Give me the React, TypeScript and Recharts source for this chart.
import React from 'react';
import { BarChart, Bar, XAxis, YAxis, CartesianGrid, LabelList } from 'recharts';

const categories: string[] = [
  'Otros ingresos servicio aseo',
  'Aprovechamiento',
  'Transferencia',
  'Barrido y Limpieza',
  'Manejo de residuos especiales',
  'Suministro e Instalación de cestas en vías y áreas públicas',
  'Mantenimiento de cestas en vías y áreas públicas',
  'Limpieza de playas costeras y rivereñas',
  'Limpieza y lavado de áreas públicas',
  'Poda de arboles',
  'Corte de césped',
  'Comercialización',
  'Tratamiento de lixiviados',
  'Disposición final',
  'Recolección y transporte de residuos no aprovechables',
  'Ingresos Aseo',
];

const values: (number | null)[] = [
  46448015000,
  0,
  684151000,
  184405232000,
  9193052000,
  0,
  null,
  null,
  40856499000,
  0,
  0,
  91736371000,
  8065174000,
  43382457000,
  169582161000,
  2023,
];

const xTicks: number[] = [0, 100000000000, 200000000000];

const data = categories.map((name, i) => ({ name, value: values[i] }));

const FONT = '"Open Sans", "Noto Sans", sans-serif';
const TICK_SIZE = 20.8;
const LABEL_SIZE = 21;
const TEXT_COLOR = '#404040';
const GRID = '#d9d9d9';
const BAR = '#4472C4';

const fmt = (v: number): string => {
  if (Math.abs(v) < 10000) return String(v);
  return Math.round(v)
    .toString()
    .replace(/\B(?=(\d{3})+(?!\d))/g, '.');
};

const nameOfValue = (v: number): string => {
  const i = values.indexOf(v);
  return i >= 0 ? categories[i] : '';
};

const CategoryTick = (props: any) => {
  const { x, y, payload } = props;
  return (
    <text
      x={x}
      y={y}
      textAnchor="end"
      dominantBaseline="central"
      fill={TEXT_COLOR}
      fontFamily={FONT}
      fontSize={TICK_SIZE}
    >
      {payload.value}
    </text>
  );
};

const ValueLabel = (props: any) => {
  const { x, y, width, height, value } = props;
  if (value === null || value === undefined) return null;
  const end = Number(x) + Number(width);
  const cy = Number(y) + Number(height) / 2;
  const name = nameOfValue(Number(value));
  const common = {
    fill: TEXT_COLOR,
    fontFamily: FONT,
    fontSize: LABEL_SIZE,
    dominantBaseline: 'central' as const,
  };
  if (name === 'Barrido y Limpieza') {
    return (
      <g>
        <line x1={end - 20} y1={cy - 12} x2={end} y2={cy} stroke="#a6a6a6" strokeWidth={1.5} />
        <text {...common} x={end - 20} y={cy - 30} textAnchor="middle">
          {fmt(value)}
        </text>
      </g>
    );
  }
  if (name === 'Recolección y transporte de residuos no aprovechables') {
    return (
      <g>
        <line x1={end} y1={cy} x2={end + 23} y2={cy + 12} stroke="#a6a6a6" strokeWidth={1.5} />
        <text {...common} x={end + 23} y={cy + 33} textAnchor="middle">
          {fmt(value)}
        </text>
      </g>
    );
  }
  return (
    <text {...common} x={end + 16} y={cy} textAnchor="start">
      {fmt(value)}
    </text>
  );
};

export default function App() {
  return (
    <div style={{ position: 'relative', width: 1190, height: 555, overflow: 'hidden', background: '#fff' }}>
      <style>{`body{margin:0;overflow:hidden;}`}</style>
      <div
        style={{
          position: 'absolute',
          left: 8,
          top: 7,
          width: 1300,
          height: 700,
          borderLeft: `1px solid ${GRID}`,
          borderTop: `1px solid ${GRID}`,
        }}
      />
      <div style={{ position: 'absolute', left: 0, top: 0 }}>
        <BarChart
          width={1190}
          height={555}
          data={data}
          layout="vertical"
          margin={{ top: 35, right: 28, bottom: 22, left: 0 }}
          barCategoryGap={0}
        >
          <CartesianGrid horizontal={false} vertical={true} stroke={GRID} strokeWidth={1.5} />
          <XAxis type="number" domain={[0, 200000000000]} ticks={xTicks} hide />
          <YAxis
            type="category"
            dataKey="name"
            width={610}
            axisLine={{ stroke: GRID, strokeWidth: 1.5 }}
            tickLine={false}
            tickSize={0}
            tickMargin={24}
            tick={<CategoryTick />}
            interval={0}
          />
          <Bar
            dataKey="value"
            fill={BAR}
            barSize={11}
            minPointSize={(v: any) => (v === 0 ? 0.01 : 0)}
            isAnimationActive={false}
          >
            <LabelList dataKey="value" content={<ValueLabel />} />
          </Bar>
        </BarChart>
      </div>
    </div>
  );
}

=====

GIVEN REQUEST: Transcribe every line of the data, exactly as it stands.

EXERCISE OUTPUT:
Give me the React, TypeScript and Recharts source for this chart.
import React from 'react';
import { BarChart, Bar, XAxis, YAxis, CartesianGrid, LabelList } from 'recharts';

const categories: string[] = [
  'Otros ingresos servicio aseo',
  'Aprovechamiento',
  'Transferencia',
  'Barrido y Limpieza',
  'Manejo de residuos especiales',
  'Suministro e Instalación de cestas en vías y áreas públicas',
  'Mantenimiento de cestas en vías y áreas públicas',
  'Limpieza de playas costeras y rivereñas',
  'Limpieza y lavado de áreas públicas',
  'Poda de arboles',
  'Corte de césped',
  'Comercialización',
  'Tratamiento de lixiviados',
  'Disposición final',
  'Recolección y transporte de residuos no aprovechables',
  'Ingresos Aseo',
];

const values: (number | null)[] = [
  46448015000,
  0,
  684151000,
  184405232000,
  9193052000,
  0,
  null,
  null,
  40856499000,
  0,
  0,
  91736371000,
  8065174000,
  43382457000,
  169582161000,
  2023,
];

const xTicks: number[] = [0, 100000000000, 200000000000];

const data = categories.map((name, i) => ({ name, value: values[i] }));

const FONT = '"Open Sans", "Noto Sans", sans-serif';
const TICK_SIZE = 20.8;
const LABEL_SIZE = 21;
const TEXT_COLOR = '#404040';
const GRID = '#d9d9d9';
const BAR = '#4472C4';

const fmt = (v: number): string => {
  if (Math.abs(v) < 10000) return String(v);
  return Math.round(v)
    .toString()
    .replace(/\B(?=(\d{3})+(?!\d))/g, '.');
};

const nameOfValue = (v: number): string => {
  const i = values.indexOf(v);
  return i >= 0 ? categories[i] : '';
};

const CategoryTick = (props: any) => {
  const { x, y, payload } = props;
  return (
    <text
      x={x}
      y={y}
      textAnchor="end"
      dominantBaseline="central"
      fill={TEXT_COLOR}
      fontFamily={FONT}
      fontSize={TICK_SIZE}
    >
      {payload.value}
    </text>
  );
};

const ValueLabel = (props: any) => {
  const { x, y, width, height, value } = props;
  if (value === null || value === undefined) return null;
  const end = Number(x) + Number(width);
  const cy = Number(y) + Number(height) / 2;
  const name = nameOfValue(Number(value));
  const common = {
    fill: TEXT_COLOR,
    fontFamily: FONT,
    fontSize: LABEL_SIZE,
    dominantBaseline: 'central' as const,
  };
  if (name === 'Barrido y Limpieza') {
    return (
      <g>
        <line x1={end - 20} y1={cy - 12} x2={end} y2={cy} stroke="#a6a6a6" strokeWidth={1.5} />
        <text {...common} x={end - 20} y={cy - 30} textAnchor="middle">
          {fmt(value)}
        </text>
      </g>
    );
  }
  if (name === 'Recolección y transporte de residuos no aprovechables') {
    return (
      <g>
        <line x1={end} y1={cy} x2={end + 23} y2={cy + 12} stroke="#a6a6a6" strokeWidth={1.5} />
        <text {...common} x={end + 23} y={cy + 33} textAnchor="middle">
          {fmt(value)}
        </text>
      </g>
    );
  }
  return (
    <text {...common} x={end + 16} y={cy} textAnchor="start">
      {fmt(value)}
    </text>
  );
};

export default function App() {
  return (
    <div style={{ position: 'relative', width: 1190, height: 555, overflow: 'hidden', background: '#fff' }}>
      <style>{`body{margin:0;overflow:hidden;}`}</style>
      <div
        style={{
          position: 'absolute',
          left: 8,
          top: 7,
          width: 1300,
          height: 700,
          borderLeft: `1px solid ${GRID}`,
          borderTop: `1px solid ${GRID}`,
        }}
      />
      <div style={{ position: 'absolute', left: 0, top: 0 }}>
        <BarChart
          width={1190}
          height={555}
          data={data}
          layout="vertical"
          margin={{ top: 35, right: 28, bottom: 22, left: 0 }}
          barCategoryGap={0}
        >
          <CartesianGrid horizontal={false} vertical={true} stroke={GRID} strokeWidth={1.5} />
          <XAxis type="number" domain={[0, 200000000000]} ticks={xTicks} hide />
          <YAxis
            type="category"
            dataKey="name"
            width={610}
            axisLine={{ stroke: GRID, strokeWidth: 1.5 }}
            tickLine={false}
            tickSize={0}
            tickMargin={24}
            tick={<CategoryTick />}
            interval={0}
          />
          <Bar
            dataKey="value"
            fill={BAR}
            barSize={11}
            minPointSize={(v: any) => (v === 0 ? 0.01 : 0)}
            isAnimationActive={false}
          >
            <LabelList dataKey="value" content={<ValueLabel />} />
          </Bar>
        </BarChart>
      </div>
    </div>
  );
}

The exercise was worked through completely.